### INSTRUCTION
Starting with the first line below, extract each line through the one that contains "(3.790,161) (3.800,160) (3.810,161)", inclusive, excluding pictures.

### PROVIDED DATA
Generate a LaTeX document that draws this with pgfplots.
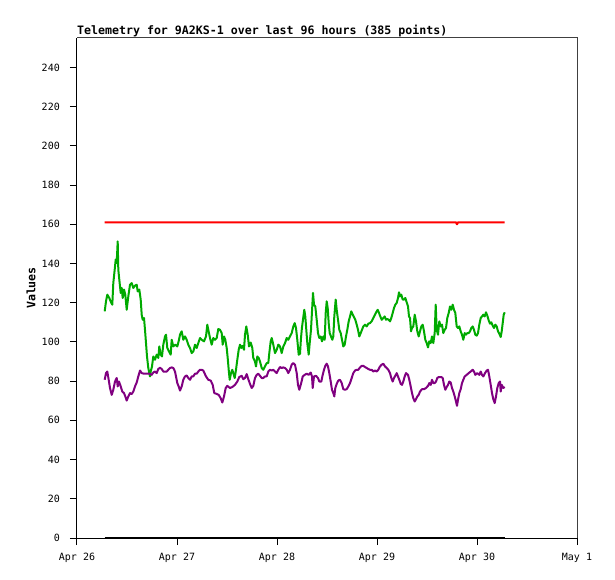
\documentclass[border=0pt]{standalone}
\usepackage{fontspec}
\setmonofont{DejaVu Sans Mono}
\usepackage{pgfplots}
\pgfplotsset{compat=1.18}
\definecolor{tgreen}{RGB}{0,170,0}
\definecolor{tpurple}{RGB}{128,0,128}
\definecolor{tframe}{RGB}{64,64,64}
\begin{document}
\begin{tikzpicture}
\begin{axis}[
  scale only axis, width=500pt, height=500pt,
  xmin=0, xmax=5, ymin=0, ymax=255,
  axis x line*=bottom, axis y line*=left,
  axis line style={black, line width=1pt},
  xtick={0,1,2,3,4,5},
  xticklabels={Apr 26,Apr 27,Apr 28,Apr 29,Apr 30,May 1},
  ytick={0,20,...,240},
  tick align=outside, major tick length=7pt,
  tick style={black, line width=1pt},
  /pgf/number format/assume math mode=true,
  xticklabel style={font=\ttfamily\fontsize{10}{12}\selectfont, anchor=base, inner sep=0pt, yshift=-15pt},
  yticklabel style={font=\ttfamily\fontsize{10}{12}\selectfont, anchor=east, inner sep=0pt, xshift=-10pt},
  clip=false,
]
\draw[tframe, line width=1pt] (rel axis cs:0,1) -- (rel axis cs:1,1) -- (rel axis cs:1,0);
\node[anchor=base west, inner sep=0pt, font=\ttfamily\bfseries\fontsize{11.6}{13}\selectfont] at ([yshift=3pt]rel axis cs:0,1) {Telemetry for 9A2KS-1 over last 96 hours (385 points)};
\node[rotate=90, inner sep=0pt, font=\ttfamily\bfseries\fontsize{11.6}{13}\selectfont] at ([xshift=-46pt]rel axis cs:0,0.5) {Values};

\addplot[black, line width=2pt, line join=round] coordinates {(0.277,0) (4.277,0)};
\addplot[red, line width=2pt, line join=round] coordinates {(0.277,161) (3.790,161) (3.800,160) (3.810,161) (4.277,161)};

\addplot[tgreen, line width=2pt, line join=round] coordinates {
(0.277,115.6) (0.290,120.7) (0.303,124.1) (0.323,122.4) (0.343,119.9) (0.353,119.0) (0.363,130.0) (0.377,136.9) (0.387,142.0) (0.397,140.3)
(0.407,151.3) (0.413,136.9) (0.423,131.8) (0.437,125.0) (0.447,127.5) (0.457,122.4) (0.470,126.7) (0.483,124.1) (0.497,116.4) (0.513,123.2)
(0.530,129.2) (0.547,130.0) (0.563,127.5) (0.580,128.7) (0.597,129.2) (0.607,125.8) (0.623,126.7) (0.637,121.6) (0.647,113.9) (0.657,111.3)
(0.670,112.2) (0.680,106.2) (0.690,99.4) (0.700,92.6) (0.713,86.7) (0.730,82.4) (0.737,84.9) (0.750,87.5) (0.763,92.6) (0.780,90.9)
(0.797,93.5) (0.813,91.8) (0.823,97.7) (0.837,93.5) (0.850,92.6) (0.863,98.6) (0.880,102.8) (0.890,103.7) (0.903,96.9) (0.920,95.1)
(0.937,93.5) (0.947,101.1) (0.963,97.7) (0.983,98.6) (1.003,97.7) (1.020,101.1) (1.030,103.7) (1.047,105.4) (1.063,101.1) (1.080,102.8)
(1.097,101.1) (1.113,98.6) (1.130,96.9) (1.147,94.3) (1.163,95.1) (1.180,98.6) (1.197,96.9) (1.213,99.4) (1.230,102.0) (1.247,101.1)
(1.270,100.3) (1.290,102.8) (1.303,108.8) (1.313,106.2) (1.330,102.0) (1.347,98.6) (1.363,102.0) (1.380,101.1) (1.397,102.0) (1.413,106.6)
(1.430,106.2) (1.447,104.5) (1.457,98.6) (1.470,102.8) (1.483,101.1) (1.497,96.9) (1.507,91.8) (1.517,85.8) (1.527,80.7) (1.540,84.1)
(1.553,85.8) (1.563,84.1) (1.577,81.6) (1.590,85.8) (1.603,90.9) (1.617,96.0) (1.630,98.6) (1.643,96.9) (1.657,98.0) (1.670,96.0)
(1.680,103.7) (1.693,107.9) (1.707,103.7) (1.720,97.7) (1.737,99.7) (1.753,96.9) (1.763,91.8) (1.780,90.0) (1.790,87.5) (1.803,92.6)
(1.817,91.8) (1.830,90.0) (1.847,86.7) (1.863,85.8) (1.880,87.5) (1.897,89.2) (1.913,89.2) (1.923,94.3) (1.937,100.3) (1.947,102.0)
(1.963,98.6) (1.980,94.3) (1.997,96.0) (2.013,98.6) (2.030,97.7) (2.047,94.3) (2.063,97.7) (2.080,99.4) (2.097,102.0) (2.113,101.1)
(2.130,102.8) (2.147,104.5) (2.163,107.9) (2.177,109.6) (2.190,107.1) (2.203,101.1) (2.217,93.5) (2.230,94.0) (2.240,102.0) (2.250,107.5)
(2.263,112.6) (2.273,116.4) (2.283,113.0) (2.293,106.2) (2.303,99.4) (2.317,93.5) (2.327,99.4) (2.340,106.2) (2.350,115.6) (2.360,125.0)
(2.370,119.0) (2.383,118.1) (2.397,111.3) (2.410,104.5) (2.423,102.0) (2.437,102.8) (2.450,100.3) (2.463,102.8) (2.477,101.1) (2.487,114.8)
(2.497,120.7) (2.507,117.3) (2.517,109.6) (2.527,104.5) (2.540,102.8) (2.553,101.1) (2.563,102.8) (2.573,113.0) (2.587,121.6) (2.597,116.4)
(2.610,111.3) (2.623,106.2) (2.637,104.5) (2.650,101.1) (2.663,97.7) (2.677,98.6) (2.690,102.8) (2.703,106.2) (2.717,110.5) (2.730,113.0)
(2.743,115.6) (2.757,113.9) (2.770,112.7) (2.783,111.3) (2.797,108.8) (2.810,106.2) (2.823,102.8) (2.837,104.5) (2.850,106.2) (2.863,107.9)
(2.880,108.8) (2.897,107.9) (2.913,109.3) (2.930,109.6) (2.947,110.5) (2.963,112.2) (2.980,113.9) (2.997,115.6) (3.007,116.4) (3.020,114.8)
(3.033,113.0) (3.047,111.3) (3.063,112.2) (3.077,113.0) (3.090,111.3) (3.103,111.7) (3.117,111.3) (3.130,110.5) (3.143,112.2) (3.157,114.8)
(3.170,117.3) (3.183,119.0) (3.197,119.9) (3.210,122.4) (3.220,125.3) (3.230,123.2) (3.243,124.1) (3.257,121.6) (3.270,121.6) (3.283,122.4)
(3.297,120.2) (3.310,118.1) (3.320,113.0) (3.330,112.2) (3.340,105.4) (3.350,107.1) (3.363,107.9) (3.377,113.9) (3.390,110.5) (3.403,105.4)
(3.417,102.8) (3.430,105.4) (3.443,107.9) (3.457,108.8) (3.470,105.4) (3.483,101.1) (3.497,99.4) (3.510,97.2) (3.523,100.3) (3.537,99.4)
(3.550,102.8) (3.563,99.4) (3.577,104.5) (3.587,119.0) (3.597,106.2) (3.610,103.7) (3.623,110.5) (3.637,107.9) (3.650,108.8) (3.663,104.5)
(3.677,106.2) (3.690,107.1) (3.703,112.2) (3.717,114.8) (3.730,118.1) (3.743,116.4) (3.757,119.0) (3.770,116.4) (3.783,114.8) (3.797,107.9)
(3.810,107.1) (3.823,107.9) (3.837,105.4) (3.850,103.7) (3.863,101.1) (3.877,104.5) (3.890,103.7) (3.903,104.5) (3.917,104.5) (3.930,105.4)
(3.943,107.1) (3.957,107.9) (3.970,106.2) (3.983,103.7) (3.997,103.2) (4.010,104.5) (4.023,108.8) (4.037,112.2) (4.050,113.0) (4.063,113.9)
(4.077,113.0) (4.090,115.1) (4.103,113.4) (4.117,111.0) (4.130,109.3) (4.143,110.0) (4.157,108.3) (4.170,107.1) (4.183,108.8) (4.197,107.9)
(4.210,105.4) (4.223,104.2) (4.237,102.5) (4.247,105.4) (4.257,109.6) (4.267,113.9) (4.277,115.1)
};

\addplot[tpurple, line width=2pt, line join=round] coordinates {
(0.277,80.7) (0.290,84.1) (0.303,84.9) (0.317,80.7) (0.330,76.5) (0.347,73.0) (0.363,75.6) (0.380,79.8) (0.397,81.6) (0.407,77.3)
(0.420,79.8) (0.437,77.3) (0.453,74.7) (0.470,73.9) (0.483,72.2) (0.497,70.1) (0.513,72.2) (0.530,73.9) (0.547,73.4) (0.563,74.7)
(0.580,77.3) (0.597,79.3) (0.613,82.4) (0.630,85.4) (0.647,84.1) (0.670,83.8) (0.697,83.8) (0.723,83.8) (0.747,83.2) (0.763,84.4)
(0.780,84.9) (0.797,84.1) (0.813,86.2) (0.830,86.8) (0.847,86.2) (0.863,84.9) (0.880,84.9) (0.897,84.9) (0.913,85.8) (0.930,86.7)
(0.947,87.0) (0.963,86.7) (0.980,84.9) (0.990,82.4) (1.003,79.0) (1.017,77.3) (1.030,75.2) (1.047,77.3) (1.063,80.7) (1.080,82.4)
(1.097,82.9) (1.113,81.6) (1.130,80.7) (1.147,82.4) (1.163,82.4) (1.180,83.8) (1.197,83.8) (1.213,84.9) (1.230,85.8) (1.247,85.8)
(1.263,85.4) (1.290,82.4) (1.313,80.7) (1.337,80.3) (1.357,78.1) (1.373,73.9) (1.397,73.5) (1.417,73.0) (1.437,71.3) (1.453,69.1)
(1.470,72.2) (1.487,76.5) (1.503,77.6) (1.530,76.5) (1.553,77.0) (1.580,78.1) (1.603,79.8) (1.623,82.1) (1.647,82.7) (1.663,81.0)
(1.680,81.6) (1.697,83.6) (1.713,81.0) (1.730,78.6) (1.747,76.5) (1.763,77.6) (1.780,81.6) (1.797,83.2) (1.813,83.8) (1.830,82.7)
(1.847,81.6) (1.863,81.6) (1.880,82.4) (1.897,82.4) (1.913,84.9) (1.930,85.8) (1.947,85.4) (1.963,85.8) (1.980,84.9) (1.997,84.1)
(2.013,85.8) (2.030,87.2) (2.047,86.7) (2.063,87.0) (2.080,86.7) (2.097,85.8) (2.113,84.1) (2.130,85.8) (2.147,88.4) (2.163,89.2)
(2.180,88.4) (2.197,84.1) (2.210,78.1) (2.223,75.6) (2.237,78.1) (2.250,80.7) (2.257,82.4) (2.277,83.2) (2.297,83.8) (2.317,83.2)
(2.337,84.4) (2.350,82.4) (2.357,76.5) (2.370,82.4) (2.390,82.7) (2.410,81.6) (2.423,79.8) (2.443,79.8) (2.457,83.2) (2.470,85.8)
(2.483,87.8) (2.497,88.9) (2.510,87.5) (2.523,84.1) (2.537,79.8) (2.550,75.6) (2.563,73.9) (2.573,72.2) (2.583,76.5) (2.597,78.6)
(2.613,80.3) (2.630,80.7) (2.647,79.0) (2.663,75.9) (2.680,75.6) (2.697,75.9) (2.713,77.3) (2.730,79.0) (2.747,81.6) (2.763,84.1)
(2.780,85.4) (2.797,85.8) (2.813,85.8) (2.830,87.0) (2.847,87.8) (2.863,87.8) (2.880,87.2) (2.897,86.7) (2.913,86.2) (2.930,85.8)
(2.947,85.8) (2.963,84.9) (2.980,85.4) (2.997,84.9) (3.013,85.8) (3.030,87.5) (3.047,88.4) (3.063,88.9) (3.080,87.5) (3.097,86.7)
(3.113,85.8) (3.130,84.1) (3.143,81.6) (3.157,79.8) (3.170,81.6) (3.183,82.7) (3.197,84.1) (3.210,82.4) (3.223,80.7) (3.237,78.6)
(3.250,78.1) (3.263,79.8) (3.277,82.4) (3.290,84.1) (3.310,83.2) (3.323,80.7) (3.337,77.3) (3.350,73.9) (3.363,71.3) (3.377,69.6)
(3.390,70.8) (3.403,72.2) (3.417,73.0) (3.430,74.7) (3.450,75.9) (3.470,75.9) (3.490,76.5) (3.510,77.6) (3.523,79.0) (3.537,78.1)
(3.550,80.7) (3.563,79.0) (3.577,79.0) (3.590,79.8) (3.603,81.6) (3.617,82.1) (3.630,82.1) (3.643,82.1) (3.657,81.6) (3.670,78.1)
(3.683,75.6) (3.697,77.0) (3.710,78.1) (3.723,79.8) (3.737,79.3) (3.750,76.5) (3.763,74.7) (3.777,72.2) (3.790,69.6) (3.800,67.4)
(3.810,70.5) (3.823,73.9) (3.837,75.9) (3.850,79.0) (3.863,80.7) (3.877,82.4) (3.897,83.2) (3.917,84.1) (3.937,84.9) (3.957,85.8)
(3.970,84.9) (3.983,83.2) (4.003,84.1) (4.023,83.2) (4.037,84.9) (4.050,83.2) (4.063,82.4) (4.080,84.1) (4.097,85.4) (4.110,85.8)
(4.123,82.4) (4.137,78.1) (4.150,73.9) (4.163,70.8) (4.177,68.8) (4.190,72.2) (4.203,76.5) (4.217,79.0) (4.230,79.8) (4.237,74.7)
(4.247,78.1) (4.263,76.5) (4.277,77.0)
};
\end{axis}
\pgfresetboundingbox
\path (-77pt,-41pt) rectangle (538pt,538pt);
\end{tikzpicture}
\end{document}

### TASK RESULT
Generate a LaTeX document that draws this with pgfplots.
\documentclass[border=0pt]{standalone}
\usepackage{fontspec}
\setmonofont{DejaVu Sans Mono}
\usepackage{pgfplots}
\pgfplotsset{compat=1.18}
\definecolor{tgreen}{RGB}{0,170,0}
\definecolor{tpurple}{RGB}{128,0,128}
\definecolor{tframe}{RGB}{64,64,64}
\begin{document}
\begin{tikzpicture}
\begin{axis}[
  scale only axis, width=500pt, height=500pt,
  xmin=0, xmax=5, ymin=0, ymax=255,
  axis x line*=bottom, axis y line*=left,
  axis line style={black, line width=1pt},
  xtick={0,1,2,3,4,5},
  xticklabels={Apr 26,Apr 27,Apr 28,Apr 29,Apr 30,May 1},
  ytick={0,20,...,240},
  tick align=outside, major tick length=7pt,
  tick style={black, line width=1pt},
  /pgf/number format/assume math mode=true,
  xticklabel style={font=\ttfamily\fontsize{10}{12}\selectfont, anchor=base, inner sep=0pt, yshift=-15pt},
  yticklabel style={font=\ttfamily\fontsize{10}{12}\selectfont, anchor=east, inner sep=0pt, xshift=-10pt},
  clip=false,
]
\draw[tframe, line width=1pt] (rel axis cs:0,1) -- (rel axis cs:1,1) -- (rel axis cs:1,0);
\node[anchor=base west, inner sep=0pt, font=\ttfamily\bfseries\fontsize{11.6}{13}\selectfont] at ([yshift=3pt]rel axis cs:0,1) {Telemetry for 9A2KS-1 over last 96 hours (385 points)};
\node[rotate=90, inner sep=0pt, font=\ttfamily\bfseries\fontsize{11.6}{13}\selectfont] at ([xshift=-46pt]rel axis cs:0,0.5) {Values};

\addplot[black, line width=2pt, line join=round] coordinates {(0.277,0) (4.277,0)};
\addplot[red, line width=2pt, line join=round] coordinates {(0.277,161) (3.790,161) (3.800,160) (3.810,161) (4.277,161)};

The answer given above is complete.